*Work to be completed:* Copy all lines that contain the word "this".

*Material supplied:*
•••

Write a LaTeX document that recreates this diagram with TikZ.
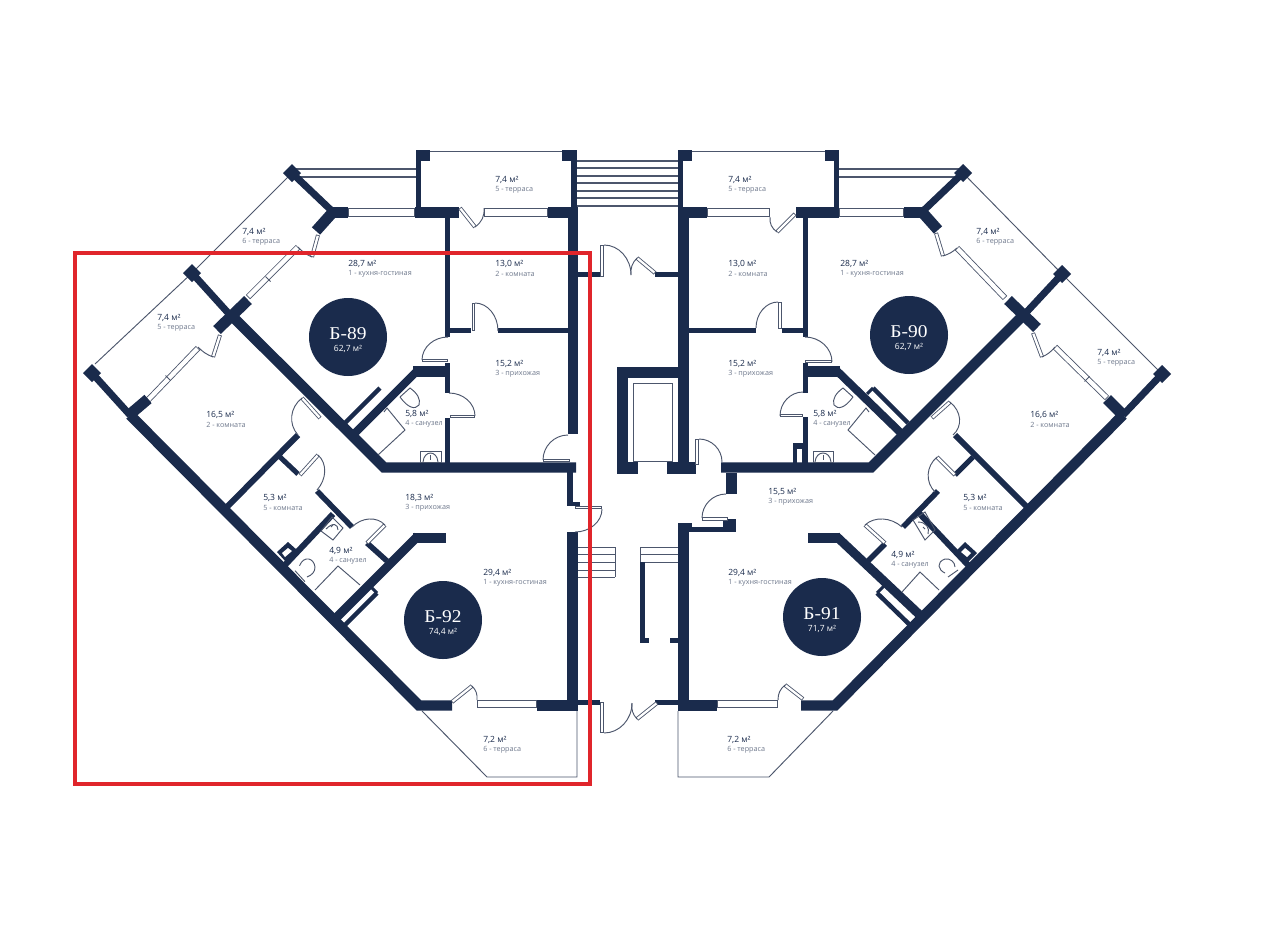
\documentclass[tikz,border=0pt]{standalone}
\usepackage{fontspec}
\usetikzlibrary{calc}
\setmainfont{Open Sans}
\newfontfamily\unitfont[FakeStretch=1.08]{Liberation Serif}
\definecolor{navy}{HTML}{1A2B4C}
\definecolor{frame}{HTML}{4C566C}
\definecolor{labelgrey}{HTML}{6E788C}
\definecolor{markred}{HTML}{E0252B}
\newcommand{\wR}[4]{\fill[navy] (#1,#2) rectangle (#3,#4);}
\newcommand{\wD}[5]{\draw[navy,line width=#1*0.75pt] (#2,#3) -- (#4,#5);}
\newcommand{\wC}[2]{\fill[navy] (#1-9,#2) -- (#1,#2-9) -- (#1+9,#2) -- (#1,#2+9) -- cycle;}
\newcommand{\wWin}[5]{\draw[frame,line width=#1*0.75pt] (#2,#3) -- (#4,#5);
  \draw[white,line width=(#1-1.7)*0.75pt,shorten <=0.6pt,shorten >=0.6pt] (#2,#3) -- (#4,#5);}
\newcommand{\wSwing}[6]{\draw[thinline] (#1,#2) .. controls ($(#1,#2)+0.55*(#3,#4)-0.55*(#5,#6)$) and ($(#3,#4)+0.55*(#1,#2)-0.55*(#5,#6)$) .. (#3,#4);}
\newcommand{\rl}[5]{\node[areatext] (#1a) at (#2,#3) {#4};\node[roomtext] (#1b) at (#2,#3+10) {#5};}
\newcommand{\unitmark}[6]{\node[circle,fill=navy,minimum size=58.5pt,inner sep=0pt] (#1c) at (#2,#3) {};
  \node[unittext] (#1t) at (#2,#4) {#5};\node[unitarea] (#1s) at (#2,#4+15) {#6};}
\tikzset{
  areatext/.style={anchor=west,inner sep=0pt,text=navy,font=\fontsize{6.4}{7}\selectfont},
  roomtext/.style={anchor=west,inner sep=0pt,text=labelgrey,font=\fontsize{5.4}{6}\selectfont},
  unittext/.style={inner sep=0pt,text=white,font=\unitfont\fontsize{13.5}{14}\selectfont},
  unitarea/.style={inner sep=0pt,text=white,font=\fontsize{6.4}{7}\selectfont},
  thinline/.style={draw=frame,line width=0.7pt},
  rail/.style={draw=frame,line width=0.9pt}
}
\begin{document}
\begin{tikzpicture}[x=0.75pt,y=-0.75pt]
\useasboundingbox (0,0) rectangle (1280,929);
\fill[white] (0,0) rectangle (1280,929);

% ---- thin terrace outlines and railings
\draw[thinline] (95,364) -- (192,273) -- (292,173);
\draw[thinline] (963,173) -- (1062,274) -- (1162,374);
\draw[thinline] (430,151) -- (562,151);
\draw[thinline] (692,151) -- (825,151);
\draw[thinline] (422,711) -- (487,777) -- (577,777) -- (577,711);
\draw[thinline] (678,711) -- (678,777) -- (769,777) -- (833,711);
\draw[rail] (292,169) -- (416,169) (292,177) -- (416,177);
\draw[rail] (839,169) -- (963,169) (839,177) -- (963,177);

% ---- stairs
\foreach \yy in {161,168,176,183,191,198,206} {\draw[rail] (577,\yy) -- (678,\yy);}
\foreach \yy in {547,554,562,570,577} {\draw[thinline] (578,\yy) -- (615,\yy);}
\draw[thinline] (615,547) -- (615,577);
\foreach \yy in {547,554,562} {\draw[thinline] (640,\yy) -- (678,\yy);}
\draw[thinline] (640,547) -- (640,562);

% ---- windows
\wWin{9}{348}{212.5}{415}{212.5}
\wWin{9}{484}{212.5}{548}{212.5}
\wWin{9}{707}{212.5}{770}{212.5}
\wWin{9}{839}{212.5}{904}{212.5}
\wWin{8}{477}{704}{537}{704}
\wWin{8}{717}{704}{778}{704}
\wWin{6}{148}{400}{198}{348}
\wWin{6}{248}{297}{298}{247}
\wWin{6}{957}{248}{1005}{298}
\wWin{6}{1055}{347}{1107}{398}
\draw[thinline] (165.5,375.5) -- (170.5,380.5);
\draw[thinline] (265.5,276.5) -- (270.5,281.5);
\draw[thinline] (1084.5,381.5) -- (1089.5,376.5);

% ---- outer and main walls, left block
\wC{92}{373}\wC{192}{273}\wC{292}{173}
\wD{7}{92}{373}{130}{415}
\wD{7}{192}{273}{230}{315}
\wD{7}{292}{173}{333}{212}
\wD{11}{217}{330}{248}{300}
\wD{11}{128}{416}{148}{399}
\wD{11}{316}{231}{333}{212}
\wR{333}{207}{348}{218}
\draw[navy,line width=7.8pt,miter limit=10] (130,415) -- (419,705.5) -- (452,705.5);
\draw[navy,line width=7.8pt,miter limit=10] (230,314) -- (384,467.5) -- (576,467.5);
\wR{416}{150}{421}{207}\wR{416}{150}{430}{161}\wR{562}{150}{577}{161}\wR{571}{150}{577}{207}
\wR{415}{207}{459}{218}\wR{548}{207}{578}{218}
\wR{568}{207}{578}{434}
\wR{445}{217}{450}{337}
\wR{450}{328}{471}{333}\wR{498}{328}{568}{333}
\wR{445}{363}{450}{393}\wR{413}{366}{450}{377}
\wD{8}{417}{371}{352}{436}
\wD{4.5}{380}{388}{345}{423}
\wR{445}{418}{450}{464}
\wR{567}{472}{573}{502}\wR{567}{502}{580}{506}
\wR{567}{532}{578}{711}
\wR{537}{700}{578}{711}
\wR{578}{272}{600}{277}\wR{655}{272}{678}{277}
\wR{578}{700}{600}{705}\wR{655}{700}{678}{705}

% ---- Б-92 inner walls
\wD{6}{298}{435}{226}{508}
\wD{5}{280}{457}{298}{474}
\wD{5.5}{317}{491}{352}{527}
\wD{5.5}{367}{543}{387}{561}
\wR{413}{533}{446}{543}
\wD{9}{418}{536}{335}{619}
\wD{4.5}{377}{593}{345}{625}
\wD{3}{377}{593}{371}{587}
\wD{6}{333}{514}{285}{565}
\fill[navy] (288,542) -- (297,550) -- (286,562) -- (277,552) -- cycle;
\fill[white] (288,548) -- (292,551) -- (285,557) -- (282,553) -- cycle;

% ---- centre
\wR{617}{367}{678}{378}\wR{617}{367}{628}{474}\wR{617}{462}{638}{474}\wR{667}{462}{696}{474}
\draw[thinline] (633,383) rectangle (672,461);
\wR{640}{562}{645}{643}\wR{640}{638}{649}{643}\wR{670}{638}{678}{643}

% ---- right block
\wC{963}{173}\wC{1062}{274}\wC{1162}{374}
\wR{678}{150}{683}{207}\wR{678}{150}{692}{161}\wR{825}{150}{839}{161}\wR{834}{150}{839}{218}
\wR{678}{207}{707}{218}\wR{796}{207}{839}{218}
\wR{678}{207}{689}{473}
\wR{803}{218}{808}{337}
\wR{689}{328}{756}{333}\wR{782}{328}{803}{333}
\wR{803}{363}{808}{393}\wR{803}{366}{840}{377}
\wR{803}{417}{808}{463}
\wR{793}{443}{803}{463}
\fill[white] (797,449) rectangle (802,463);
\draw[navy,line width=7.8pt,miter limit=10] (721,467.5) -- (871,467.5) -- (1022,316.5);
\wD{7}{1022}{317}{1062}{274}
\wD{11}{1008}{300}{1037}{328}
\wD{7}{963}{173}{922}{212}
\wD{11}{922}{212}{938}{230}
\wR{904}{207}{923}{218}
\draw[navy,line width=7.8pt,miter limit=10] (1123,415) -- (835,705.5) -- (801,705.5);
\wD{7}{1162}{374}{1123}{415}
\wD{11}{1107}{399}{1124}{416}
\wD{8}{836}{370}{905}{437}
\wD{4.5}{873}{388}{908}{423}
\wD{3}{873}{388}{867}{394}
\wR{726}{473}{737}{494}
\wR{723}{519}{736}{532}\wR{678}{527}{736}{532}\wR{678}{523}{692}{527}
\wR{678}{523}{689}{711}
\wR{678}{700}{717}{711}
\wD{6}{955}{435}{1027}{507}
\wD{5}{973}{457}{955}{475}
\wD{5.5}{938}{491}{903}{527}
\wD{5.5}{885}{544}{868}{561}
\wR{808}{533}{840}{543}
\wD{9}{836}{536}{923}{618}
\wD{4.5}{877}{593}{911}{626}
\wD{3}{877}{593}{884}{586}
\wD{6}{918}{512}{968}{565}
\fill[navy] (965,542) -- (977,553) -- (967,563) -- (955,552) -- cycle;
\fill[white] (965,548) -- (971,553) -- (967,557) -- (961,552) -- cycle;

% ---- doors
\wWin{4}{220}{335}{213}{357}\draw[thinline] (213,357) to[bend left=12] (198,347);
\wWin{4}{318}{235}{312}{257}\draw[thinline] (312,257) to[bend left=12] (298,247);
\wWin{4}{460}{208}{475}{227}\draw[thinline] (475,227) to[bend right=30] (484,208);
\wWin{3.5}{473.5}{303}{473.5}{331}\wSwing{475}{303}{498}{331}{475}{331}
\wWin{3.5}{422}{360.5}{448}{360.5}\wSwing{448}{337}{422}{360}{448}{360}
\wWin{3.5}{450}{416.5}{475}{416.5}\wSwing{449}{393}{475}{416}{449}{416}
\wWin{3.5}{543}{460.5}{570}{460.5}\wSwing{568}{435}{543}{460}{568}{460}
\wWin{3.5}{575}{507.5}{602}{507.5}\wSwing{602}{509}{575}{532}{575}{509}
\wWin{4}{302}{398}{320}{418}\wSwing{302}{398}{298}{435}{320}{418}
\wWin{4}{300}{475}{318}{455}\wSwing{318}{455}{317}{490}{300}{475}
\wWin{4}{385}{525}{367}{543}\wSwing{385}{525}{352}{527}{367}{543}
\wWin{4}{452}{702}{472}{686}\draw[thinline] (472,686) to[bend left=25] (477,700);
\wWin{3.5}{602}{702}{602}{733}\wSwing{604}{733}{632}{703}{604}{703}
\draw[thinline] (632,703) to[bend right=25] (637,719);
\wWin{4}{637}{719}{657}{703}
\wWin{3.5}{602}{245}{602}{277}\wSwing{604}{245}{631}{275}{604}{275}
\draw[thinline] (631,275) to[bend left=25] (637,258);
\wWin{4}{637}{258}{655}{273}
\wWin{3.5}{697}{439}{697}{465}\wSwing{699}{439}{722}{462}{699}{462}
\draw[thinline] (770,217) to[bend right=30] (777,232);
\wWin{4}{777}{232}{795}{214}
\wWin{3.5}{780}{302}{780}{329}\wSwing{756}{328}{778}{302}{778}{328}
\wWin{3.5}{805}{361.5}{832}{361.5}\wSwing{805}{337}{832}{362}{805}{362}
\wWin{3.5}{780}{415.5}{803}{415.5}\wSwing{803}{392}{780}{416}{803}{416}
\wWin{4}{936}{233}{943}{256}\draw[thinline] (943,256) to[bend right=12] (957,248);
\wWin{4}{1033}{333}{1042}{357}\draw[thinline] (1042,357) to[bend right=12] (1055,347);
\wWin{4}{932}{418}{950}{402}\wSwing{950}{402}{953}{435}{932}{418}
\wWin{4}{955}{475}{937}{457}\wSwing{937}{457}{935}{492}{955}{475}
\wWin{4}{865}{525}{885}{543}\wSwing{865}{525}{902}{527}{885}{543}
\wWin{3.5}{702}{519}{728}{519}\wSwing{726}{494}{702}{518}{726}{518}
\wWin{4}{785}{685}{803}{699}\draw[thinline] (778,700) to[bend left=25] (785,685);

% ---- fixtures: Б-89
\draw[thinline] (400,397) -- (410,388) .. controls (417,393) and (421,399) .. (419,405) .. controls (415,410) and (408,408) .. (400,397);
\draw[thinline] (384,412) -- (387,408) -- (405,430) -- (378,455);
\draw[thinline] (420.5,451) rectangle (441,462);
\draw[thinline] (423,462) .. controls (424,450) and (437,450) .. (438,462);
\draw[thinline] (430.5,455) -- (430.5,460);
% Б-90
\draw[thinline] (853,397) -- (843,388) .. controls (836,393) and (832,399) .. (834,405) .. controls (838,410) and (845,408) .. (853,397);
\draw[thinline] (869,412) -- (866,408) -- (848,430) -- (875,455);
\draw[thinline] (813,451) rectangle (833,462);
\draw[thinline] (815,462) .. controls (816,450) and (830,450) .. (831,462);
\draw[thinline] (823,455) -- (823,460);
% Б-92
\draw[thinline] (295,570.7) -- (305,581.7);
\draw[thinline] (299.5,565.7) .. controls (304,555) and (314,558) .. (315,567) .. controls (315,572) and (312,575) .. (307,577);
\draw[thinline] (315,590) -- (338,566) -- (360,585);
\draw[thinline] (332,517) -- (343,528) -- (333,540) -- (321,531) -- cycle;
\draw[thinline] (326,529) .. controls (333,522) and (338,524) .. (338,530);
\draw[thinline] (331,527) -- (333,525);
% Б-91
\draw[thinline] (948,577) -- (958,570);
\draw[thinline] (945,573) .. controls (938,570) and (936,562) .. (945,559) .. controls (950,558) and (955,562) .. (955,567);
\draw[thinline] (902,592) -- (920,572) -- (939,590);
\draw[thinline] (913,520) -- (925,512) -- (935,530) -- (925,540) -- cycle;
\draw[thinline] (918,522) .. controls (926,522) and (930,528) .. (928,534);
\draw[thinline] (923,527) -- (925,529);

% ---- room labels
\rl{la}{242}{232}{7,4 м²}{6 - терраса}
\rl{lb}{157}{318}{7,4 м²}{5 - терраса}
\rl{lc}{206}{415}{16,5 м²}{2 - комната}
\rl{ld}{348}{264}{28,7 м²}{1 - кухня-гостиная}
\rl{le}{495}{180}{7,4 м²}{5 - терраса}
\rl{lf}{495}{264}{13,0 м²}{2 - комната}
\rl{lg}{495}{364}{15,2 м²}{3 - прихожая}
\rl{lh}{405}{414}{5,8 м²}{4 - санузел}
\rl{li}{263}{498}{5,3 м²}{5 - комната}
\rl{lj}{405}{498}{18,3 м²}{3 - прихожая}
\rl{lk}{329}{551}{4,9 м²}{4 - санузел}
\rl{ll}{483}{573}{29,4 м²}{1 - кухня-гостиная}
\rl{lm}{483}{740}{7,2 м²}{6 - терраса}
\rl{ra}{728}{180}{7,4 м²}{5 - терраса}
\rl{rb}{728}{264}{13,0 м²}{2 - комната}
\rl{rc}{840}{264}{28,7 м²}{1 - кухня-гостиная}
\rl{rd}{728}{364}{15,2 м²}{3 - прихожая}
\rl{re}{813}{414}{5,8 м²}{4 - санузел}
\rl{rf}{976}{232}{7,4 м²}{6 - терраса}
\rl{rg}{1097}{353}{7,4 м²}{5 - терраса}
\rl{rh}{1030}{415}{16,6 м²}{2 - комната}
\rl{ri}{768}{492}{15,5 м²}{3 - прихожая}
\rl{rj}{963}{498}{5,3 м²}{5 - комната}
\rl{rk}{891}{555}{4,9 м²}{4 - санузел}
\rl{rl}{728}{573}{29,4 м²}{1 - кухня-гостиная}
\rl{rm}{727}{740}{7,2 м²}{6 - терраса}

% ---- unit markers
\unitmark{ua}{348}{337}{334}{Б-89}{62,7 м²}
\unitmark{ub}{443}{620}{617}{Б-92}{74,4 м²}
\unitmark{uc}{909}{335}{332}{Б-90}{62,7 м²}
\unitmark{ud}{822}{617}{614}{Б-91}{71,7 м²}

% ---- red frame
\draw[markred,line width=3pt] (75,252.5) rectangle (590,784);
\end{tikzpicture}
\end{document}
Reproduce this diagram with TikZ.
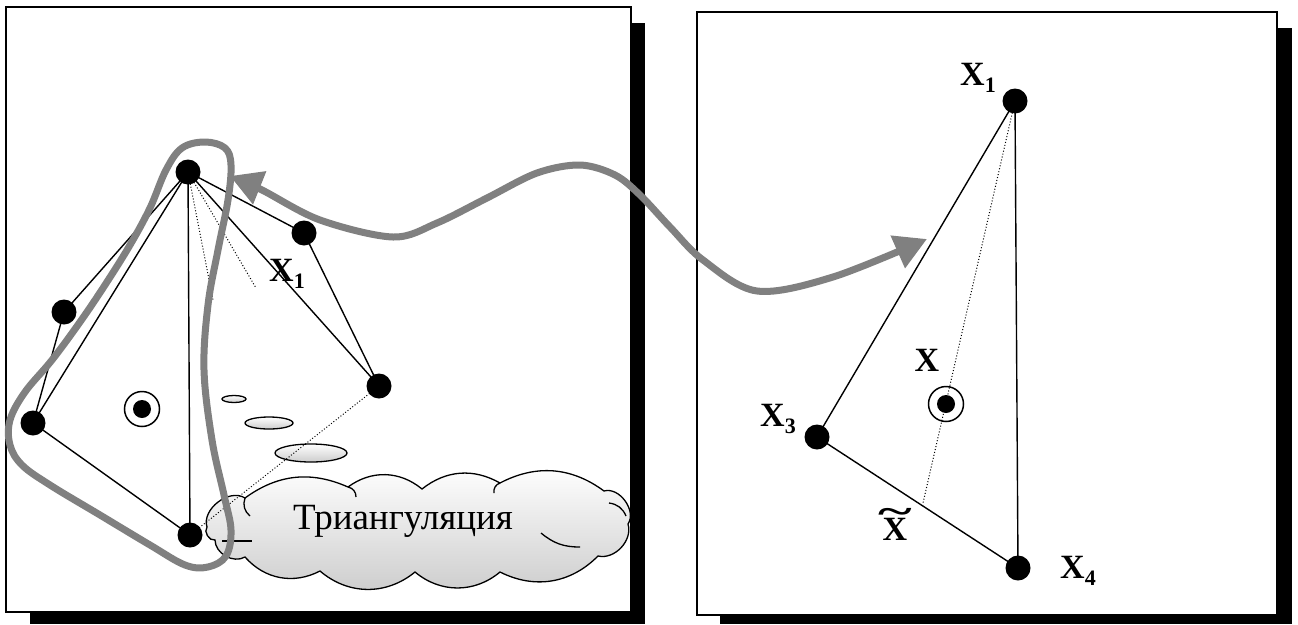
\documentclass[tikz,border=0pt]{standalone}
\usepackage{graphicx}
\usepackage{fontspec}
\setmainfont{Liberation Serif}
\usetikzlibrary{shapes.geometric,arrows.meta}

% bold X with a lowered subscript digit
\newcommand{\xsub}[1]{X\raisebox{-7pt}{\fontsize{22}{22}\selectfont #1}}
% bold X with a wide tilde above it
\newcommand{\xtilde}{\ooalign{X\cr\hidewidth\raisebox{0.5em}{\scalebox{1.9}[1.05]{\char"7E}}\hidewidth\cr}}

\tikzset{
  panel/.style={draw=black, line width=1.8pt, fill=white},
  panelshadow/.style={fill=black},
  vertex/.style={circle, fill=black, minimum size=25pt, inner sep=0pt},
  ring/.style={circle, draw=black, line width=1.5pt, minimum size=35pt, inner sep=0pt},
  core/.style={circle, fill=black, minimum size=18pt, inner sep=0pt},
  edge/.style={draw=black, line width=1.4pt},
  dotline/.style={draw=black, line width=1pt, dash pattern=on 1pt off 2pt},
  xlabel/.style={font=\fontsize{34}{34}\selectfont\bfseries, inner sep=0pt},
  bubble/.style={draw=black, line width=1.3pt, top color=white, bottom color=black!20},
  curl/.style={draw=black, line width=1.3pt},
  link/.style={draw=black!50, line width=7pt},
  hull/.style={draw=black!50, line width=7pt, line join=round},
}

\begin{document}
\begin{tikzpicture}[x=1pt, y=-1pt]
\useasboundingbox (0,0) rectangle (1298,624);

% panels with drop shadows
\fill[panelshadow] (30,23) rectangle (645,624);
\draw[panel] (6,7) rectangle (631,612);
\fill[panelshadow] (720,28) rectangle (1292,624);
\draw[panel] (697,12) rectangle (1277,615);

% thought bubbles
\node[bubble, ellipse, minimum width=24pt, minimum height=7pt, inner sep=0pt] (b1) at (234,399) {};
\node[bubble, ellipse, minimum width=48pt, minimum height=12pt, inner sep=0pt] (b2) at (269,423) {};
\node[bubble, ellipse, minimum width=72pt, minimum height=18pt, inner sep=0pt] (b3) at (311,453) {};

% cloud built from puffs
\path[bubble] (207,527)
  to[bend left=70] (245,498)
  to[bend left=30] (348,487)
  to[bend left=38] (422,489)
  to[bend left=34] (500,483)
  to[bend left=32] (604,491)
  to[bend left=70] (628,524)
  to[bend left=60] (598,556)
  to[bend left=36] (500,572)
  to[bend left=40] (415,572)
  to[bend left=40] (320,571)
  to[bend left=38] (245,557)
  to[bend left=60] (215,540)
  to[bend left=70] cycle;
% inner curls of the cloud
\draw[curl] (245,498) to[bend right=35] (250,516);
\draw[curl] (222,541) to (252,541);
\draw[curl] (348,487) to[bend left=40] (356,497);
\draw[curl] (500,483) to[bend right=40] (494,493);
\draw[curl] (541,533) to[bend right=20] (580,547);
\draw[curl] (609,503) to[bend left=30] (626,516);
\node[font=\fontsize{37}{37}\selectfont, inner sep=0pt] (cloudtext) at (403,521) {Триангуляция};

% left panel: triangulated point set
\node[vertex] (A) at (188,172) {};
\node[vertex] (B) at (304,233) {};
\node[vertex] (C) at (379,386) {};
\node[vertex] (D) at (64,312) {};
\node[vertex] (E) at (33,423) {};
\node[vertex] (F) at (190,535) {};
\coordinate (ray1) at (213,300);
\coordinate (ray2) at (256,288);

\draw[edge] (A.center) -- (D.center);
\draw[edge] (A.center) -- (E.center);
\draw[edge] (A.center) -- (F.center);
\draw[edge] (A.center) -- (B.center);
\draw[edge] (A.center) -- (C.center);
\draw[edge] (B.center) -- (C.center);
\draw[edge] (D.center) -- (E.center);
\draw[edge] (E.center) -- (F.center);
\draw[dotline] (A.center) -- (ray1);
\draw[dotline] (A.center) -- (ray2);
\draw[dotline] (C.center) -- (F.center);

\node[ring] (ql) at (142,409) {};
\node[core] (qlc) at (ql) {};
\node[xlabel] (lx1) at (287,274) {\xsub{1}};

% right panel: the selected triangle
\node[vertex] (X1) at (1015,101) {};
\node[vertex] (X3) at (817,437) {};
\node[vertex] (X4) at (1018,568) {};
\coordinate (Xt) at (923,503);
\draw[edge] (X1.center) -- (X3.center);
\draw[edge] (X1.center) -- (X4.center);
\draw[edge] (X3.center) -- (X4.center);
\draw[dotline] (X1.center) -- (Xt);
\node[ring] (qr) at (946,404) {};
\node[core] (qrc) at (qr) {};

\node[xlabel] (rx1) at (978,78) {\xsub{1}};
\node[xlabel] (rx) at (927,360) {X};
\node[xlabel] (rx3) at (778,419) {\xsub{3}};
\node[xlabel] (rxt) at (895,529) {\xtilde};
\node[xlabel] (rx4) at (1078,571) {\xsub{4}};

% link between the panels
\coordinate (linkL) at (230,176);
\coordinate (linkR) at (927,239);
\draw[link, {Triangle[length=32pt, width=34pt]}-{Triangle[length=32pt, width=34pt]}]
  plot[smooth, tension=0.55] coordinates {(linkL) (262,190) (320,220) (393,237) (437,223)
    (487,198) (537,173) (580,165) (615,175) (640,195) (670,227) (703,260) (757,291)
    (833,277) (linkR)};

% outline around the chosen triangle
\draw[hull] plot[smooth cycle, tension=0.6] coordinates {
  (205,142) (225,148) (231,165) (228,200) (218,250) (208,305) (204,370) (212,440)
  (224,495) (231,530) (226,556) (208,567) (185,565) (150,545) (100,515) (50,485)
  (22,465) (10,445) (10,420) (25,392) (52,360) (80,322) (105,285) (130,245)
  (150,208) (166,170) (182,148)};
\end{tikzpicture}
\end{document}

•••

*Result below:*
Write a LaTeX document that recreates this diagram with TikZ.
Reproduce this diagram with TikZ.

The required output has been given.